Not that all atheists are as immoral as Carrier, and not all atheists are motivated by sexual perversion. But the primary motivation is always to be able to seek selfish pleasure apart from any responsibilities, expectations and obligations. Although atheists may try hard to look nice on the surface, there is no moral core that is stopping them from pursuing pleasure apart from morality.
Finally, I just want any atheists reading this to know that I am now in my late 30s, with so much income and net worth that it would make Richard Carrier’s head spin. Since I was a teen, the thing I’ve wanted most was to be married and to have children. And yet unlike Richard Carrier, I am still saving my first kiss on the lips for that one woman. I am a virgin, and determined to keep it so until I marry. I never thought that the wealth that I saved for her was to be used to break the rules so I could get what I wanted right now. When I made my decision to serve God, it meant serving him according to his moral character, whether I got what I wanted or not. When Christ calls a man, he call him to die to himself and his own self-interest.
There is no commonality between a Christian man sacrificing his own interests to serve God, and an atheist man who thinks that this life is all there is. We are running different playbooks in this life. There is no overlap. There is no sense in which an atheist is “moral” according to the Christian game plan. And atheist cannot be moral within the Christian worldview by picking and choosing what rules to follow.
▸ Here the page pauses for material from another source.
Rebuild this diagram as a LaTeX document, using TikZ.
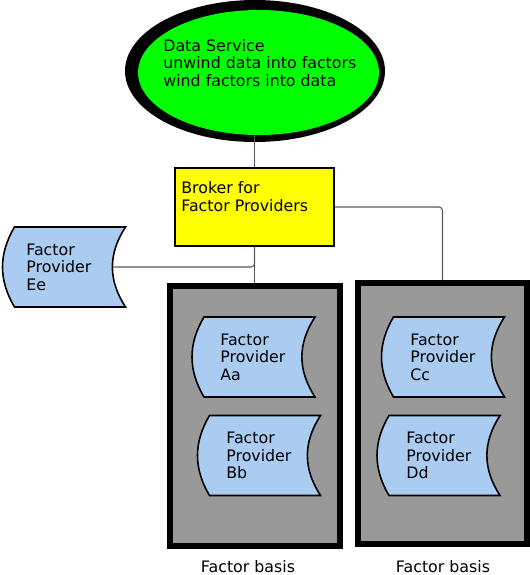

What is required is total abandonment to God’s calling and a 100% re-prioritization of your life. It’s not about doing X and Y, but not A and B, and getting a passing grade. It’s about putting Jesus Christ in as your commanding officer in every area and facet of your life. No atheist can be “moral” according to the Christian worldview, and none of their “moral” behaviors that ape our own count when their heart is oriented away from God.